Georgia Beth Davies (born 11 October 1990) is a British competition swimmer who has represented Great Britain in the Olympic Games and European championships, and swam for Wales in the Commonwealth Games. She has won gold in the Commonwealth Games and European Championships. She currently represents Energy Standard in the International Swimming League.

==Career==
===Early career (2010-2012)===
Georgia Davies made her senior breakthrough as part of the Wales team at the 2010 Commonwealth Games, entering 5 events. She won a bronze medal in the 50 metre backstroke. She also made the finals in the 100 metre backstroke, where she finished 6th, the 4x100 metre medley relay, where she finished 4th and the 4x200 metre freestyle relay, where she finished 6th. She also competed in the 200 metre freestyle, finishing 15th.

She competed for Team GB at the 2011 World Championships, where she made the final as part of the 4x100 metre medley team, eventually finishing 6th. She also competed in the 50m backstroke, finishing 10th and missing out on the final.

At the 2012 Summer Olympics, she competed in the women's 100-metre backstroke, finishing 6th in the heats.
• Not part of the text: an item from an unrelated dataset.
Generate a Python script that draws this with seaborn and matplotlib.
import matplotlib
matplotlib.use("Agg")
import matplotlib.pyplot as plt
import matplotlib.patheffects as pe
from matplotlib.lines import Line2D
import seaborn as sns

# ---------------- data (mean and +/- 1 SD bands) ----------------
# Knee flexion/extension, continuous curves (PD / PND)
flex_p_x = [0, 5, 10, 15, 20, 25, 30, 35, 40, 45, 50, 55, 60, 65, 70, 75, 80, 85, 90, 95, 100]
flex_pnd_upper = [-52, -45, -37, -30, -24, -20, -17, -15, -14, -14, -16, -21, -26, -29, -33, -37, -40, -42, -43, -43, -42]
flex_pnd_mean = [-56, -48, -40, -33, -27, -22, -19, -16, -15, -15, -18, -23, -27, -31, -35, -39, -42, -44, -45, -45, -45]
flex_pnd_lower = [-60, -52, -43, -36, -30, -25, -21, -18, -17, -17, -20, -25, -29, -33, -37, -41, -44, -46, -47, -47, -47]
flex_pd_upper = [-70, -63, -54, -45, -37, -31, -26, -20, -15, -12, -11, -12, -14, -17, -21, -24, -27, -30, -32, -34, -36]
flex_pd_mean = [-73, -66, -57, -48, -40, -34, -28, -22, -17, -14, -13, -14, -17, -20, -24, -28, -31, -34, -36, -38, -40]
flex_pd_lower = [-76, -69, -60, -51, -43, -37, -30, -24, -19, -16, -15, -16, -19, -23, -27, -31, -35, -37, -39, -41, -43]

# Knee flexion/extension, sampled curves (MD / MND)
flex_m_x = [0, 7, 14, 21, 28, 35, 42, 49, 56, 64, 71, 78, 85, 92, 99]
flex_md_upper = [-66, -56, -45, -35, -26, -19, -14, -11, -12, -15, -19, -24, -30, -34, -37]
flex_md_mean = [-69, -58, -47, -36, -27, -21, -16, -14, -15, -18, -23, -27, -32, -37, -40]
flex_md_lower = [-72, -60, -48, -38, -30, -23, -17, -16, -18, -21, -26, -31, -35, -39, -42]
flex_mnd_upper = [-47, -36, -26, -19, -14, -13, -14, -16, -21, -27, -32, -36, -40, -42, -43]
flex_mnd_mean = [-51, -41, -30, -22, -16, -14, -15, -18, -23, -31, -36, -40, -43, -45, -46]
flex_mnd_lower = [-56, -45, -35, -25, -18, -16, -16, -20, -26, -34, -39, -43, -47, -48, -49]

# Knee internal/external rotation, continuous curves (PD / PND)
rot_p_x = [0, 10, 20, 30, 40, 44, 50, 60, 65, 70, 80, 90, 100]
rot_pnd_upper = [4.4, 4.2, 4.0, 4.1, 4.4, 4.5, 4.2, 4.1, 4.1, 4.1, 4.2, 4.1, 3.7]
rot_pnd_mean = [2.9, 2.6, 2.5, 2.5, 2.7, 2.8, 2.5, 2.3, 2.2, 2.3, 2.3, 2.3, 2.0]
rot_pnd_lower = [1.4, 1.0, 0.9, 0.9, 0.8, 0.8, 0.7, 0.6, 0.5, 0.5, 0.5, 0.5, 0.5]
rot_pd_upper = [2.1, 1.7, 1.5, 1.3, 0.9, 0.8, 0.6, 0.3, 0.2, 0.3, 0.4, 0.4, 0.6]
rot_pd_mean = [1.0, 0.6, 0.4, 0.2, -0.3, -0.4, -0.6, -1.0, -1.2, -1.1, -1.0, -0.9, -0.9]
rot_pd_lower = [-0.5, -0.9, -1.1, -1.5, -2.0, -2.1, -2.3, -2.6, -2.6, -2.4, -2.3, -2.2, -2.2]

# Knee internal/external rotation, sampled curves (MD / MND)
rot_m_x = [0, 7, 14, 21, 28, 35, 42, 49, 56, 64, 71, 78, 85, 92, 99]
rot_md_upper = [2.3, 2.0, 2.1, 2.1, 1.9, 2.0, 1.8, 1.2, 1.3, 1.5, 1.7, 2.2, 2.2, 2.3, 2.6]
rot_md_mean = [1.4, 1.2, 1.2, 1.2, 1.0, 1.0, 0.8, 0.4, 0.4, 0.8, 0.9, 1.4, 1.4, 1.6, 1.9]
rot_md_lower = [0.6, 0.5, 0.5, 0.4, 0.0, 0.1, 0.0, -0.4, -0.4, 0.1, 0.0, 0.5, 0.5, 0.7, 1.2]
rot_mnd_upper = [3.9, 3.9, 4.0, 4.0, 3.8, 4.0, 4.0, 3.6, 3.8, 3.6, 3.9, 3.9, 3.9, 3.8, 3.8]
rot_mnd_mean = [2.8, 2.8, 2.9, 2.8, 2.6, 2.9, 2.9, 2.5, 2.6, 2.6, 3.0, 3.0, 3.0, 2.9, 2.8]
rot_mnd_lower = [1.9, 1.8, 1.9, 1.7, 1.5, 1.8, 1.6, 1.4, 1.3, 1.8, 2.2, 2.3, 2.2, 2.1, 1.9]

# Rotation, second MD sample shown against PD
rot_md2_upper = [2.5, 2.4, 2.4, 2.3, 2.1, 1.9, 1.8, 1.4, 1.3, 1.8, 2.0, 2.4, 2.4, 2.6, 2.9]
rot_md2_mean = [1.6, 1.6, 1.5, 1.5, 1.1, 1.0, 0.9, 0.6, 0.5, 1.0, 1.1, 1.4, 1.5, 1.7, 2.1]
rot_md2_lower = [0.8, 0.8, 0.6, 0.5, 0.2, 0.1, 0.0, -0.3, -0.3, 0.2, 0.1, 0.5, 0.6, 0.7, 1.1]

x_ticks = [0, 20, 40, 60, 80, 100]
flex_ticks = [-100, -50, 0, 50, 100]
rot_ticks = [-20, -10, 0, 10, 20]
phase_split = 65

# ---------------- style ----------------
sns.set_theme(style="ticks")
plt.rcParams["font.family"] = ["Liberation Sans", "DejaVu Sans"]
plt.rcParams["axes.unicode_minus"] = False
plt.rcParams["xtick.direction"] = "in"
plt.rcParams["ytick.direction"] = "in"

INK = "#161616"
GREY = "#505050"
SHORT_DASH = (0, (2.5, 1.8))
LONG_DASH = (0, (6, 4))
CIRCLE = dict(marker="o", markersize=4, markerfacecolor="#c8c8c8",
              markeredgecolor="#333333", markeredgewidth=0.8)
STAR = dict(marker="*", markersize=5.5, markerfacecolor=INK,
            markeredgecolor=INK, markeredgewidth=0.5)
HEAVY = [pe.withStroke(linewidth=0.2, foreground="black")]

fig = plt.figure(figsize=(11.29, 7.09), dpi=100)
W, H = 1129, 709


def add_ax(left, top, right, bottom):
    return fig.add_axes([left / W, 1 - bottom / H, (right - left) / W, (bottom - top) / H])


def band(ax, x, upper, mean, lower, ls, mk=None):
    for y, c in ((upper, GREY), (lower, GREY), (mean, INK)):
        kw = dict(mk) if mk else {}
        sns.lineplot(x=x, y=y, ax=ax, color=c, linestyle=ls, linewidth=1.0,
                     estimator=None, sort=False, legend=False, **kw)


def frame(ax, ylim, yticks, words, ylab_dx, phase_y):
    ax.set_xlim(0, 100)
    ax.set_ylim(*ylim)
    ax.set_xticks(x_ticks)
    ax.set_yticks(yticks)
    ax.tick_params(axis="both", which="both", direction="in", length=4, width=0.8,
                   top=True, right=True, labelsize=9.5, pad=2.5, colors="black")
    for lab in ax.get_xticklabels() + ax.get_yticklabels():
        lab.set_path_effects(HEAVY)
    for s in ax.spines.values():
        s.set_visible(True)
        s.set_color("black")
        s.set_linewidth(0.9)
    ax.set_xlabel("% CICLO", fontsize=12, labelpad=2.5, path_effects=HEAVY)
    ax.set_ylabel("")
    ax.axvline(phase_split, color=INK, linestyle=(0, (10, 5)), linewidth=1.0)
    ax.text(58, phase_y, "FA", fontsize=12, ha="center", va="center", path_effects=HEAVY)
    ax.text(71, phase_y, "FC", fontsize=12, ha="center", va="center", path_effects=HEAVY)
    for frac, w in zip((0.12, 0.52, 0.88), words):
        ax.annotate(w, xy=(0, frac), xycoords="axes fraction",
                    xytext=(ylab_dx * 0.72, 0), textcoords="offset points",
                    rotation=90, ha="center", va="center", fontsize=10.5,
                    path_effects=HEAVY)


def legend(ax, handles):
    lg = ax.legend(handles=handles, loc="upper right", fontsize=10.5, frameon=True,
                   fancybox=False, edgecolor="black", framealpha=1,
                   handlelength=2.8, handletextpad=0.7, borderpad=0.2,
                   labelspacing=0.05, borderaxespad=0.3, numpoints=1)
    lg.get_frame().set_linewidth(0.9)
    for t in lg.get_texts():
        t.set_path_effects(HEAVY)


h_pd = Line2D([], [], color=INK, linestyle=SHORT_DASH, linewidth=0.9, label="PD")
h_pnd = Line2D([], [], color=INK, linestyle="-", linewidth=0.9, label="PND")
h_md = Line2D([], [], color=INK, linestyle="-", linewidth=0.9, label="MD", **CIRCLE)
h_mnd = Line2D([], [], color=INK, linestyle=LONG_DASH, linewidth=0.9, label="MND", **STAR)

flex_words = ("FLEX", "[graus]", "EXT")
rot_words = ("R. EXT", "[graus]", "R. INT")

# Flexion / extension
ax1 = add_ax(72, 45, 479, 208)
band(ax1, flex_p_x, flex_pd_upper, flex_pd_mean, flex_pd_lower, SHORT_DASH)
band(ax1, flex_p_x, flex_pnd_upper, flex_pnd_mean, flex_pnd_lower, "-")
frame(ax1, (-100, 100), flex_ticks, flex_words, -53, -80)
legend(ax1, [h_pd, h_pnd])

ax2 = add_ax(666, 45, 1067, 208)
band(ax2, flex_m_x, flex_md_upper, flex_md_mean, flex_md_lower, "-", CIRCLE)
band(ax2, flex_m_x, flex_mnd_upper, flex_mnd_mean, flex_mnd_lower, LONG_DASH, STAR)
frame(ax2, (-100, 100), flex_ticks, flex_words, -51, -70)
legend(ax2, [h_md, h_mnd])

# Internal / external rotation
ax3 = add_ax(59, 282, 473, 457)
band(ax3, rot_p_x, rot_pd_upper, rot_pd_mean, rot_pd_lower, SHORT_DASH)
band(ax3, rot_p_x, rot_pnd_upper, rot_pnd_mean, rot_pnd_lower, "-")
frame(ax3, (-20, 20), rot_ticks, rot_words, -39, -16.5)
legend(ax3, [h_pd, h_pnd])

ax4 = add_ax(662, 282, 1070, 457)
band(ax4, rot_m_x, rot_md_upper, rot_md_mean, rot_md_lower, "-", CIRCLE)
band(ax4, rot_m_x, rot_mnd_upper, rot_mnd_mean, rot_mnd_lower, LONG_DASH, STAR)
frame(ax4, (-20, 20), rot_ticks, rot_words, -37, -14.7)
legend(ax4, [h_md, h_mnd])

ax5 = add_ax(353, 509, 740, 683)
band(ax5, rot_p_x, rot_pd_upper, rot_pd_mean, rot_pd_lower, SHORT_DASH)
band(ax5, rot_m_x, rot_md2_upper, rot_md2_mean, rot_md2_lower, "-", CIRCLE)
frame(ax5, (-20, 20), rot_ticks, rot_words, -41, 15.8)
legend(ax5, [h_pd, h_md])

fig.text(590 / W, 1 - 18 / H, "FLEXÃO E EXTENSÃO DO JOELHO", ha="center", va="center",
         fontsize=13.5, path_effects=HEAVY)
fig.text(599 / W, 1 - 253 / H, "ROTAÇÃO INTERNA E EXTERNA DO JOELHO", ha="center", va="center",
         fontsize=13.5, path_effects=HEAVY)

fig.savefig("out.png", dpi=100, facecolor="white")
However, she was eliminated in the semifinal in 15th position.

===Later career (2014-present)===
Georgia Davies competed in 2 events in the 2013 World Championships, the 50 metre backstroke, where she made the final and finished 6th and the 100 metre backstroke, where she finished 19th.

In 2014, Davies won the gold medal in the 50 metre backstroke in a Games record, and silver in the 100 metre backstroke at the 2014 Commonwealth Games. A month later, she won silver in the 50m backstroke and bronze in the 100-metre backstroke and 4×100-metre medley relay at the 2014 European Championships. She won the bronze medal in the 100 metre backstroke at the 2014 World Championships (SC).

She represented Team GB again in the 2016 Summer Olympics, where she competed in the 100 metre backstroke but again went out in the semifinals, finishing 10th. She made an Olympic final as part of the 4x100 metre medley relay team, finishing 7th.

At the 2017 World Championships, Davies made finals in the 4x100 metre medley relay and 50 metre backstroke, finishing 7th and 8th respectively. She also competed in the 100 metre backstroke, finishing 10th.

Davies represented Team Wales for the third time at the 2018 Commonwealth Games and Davies returned from Australia a double bronze medallist in the 50 metre backstroke and 4x100 metre medley relay.

At the 2018 European Championships, Davies won gold in the 50 metre backstroke finishing in 27.23 seconds. She won another gold when she won as part of the team in the mixed 4 × 100m medley. She added a silver in the 100 metre backstroke, and a bronze in the women's 4 × 100 metre medley relay.

At the 2019 World Aquatics Championships held in Gwangju, South Korea, Davies won a bronze as part of the British team in the 4 × 100 m mixed medley relay.

=== International Swimming League ===
In the Autumn of 2019 she was member of the inaugural International Swimming League swimming for the Energy Standard International Swim Club, who won the team title in Las Vegas, Nevada, in December.